Les mêmes foudres sont réservées à Aminata Touré, la théoricienne de la « Traque des biens mal acquis » qui est soupçonnée d’élargir sa base politique en recrutant des transhumants. Cela serait aux antipodes de l’image de parangon de vertu qu’elle cherche à véhiculer. C’est sous son ministère que le procureur Alioune Ndao avait été éjecté de la Cour de répression de l’enrichissement illicite. Aussi, le Conseil économique, social et environnemental est-il perçu dans l’imagerie populaire, comme une institution budgétivore destinée à recaser une certaine clientèle politique. Pourquoi a-t-elle accepté de présider aux destinées d’une institution aussi décriée ? Est-elle animée par l’obsession d’exister au point d’accepter tout et n’importe quoi ? Elle était envoyée spéciale du président avant d’atterrir à cette station dont on se demande la vocation et l'utilité. Aminata Touré peut vouloir prétendre au pouvoir, mais a-t-elle seulement gagné une élection ? A Grand Yoff, elle s’était fait battre. Aujourd’hui elle se cherche une base à Kaolack. Une sorte d’errance politique qui donne du personnage, une impression de se chercher. Est-elle de Grand Yoff ou de Kaolack ? That’s a good question ?

C’est dire que l’ex-directeur général des impôts et domaines et Aminata Touré devront ménager leurs montures pour aller loin dans ce combat de gladiateurs, où toutes les armes de dissuasion nucléaire seront utilisées.
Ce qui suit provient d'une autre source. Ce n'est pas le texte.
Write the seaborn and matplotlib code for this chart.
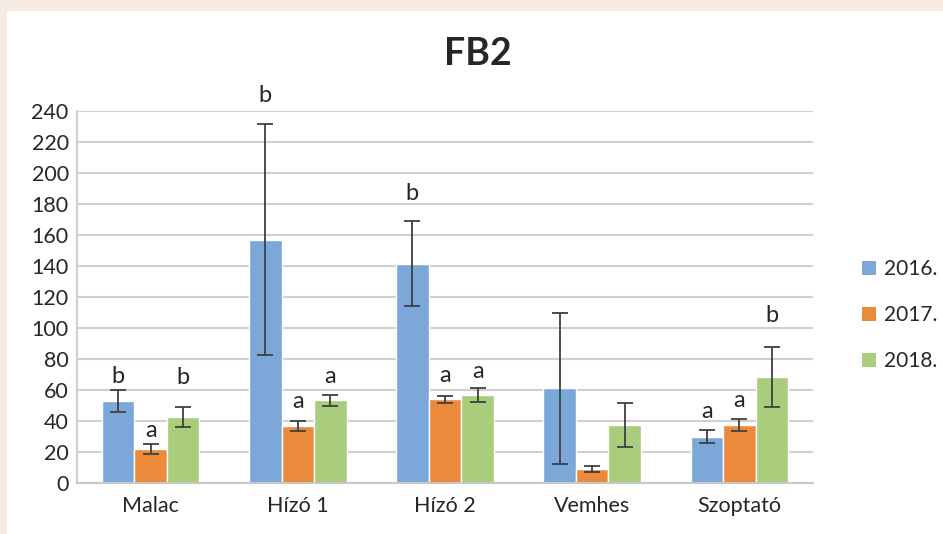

L’histoire des voitures achetées pour des membres du Conseil économique, social et environnemental, marque-t-il un tir de sommation ?

Que feront ces deux face au mouvement de Moustapha Diakhaté à venir ? Y aura-t-il une jonction ? Sont-ils déjà câblés ? Autant de questions floues pour le moment et qui nécessitent quelques éclairages.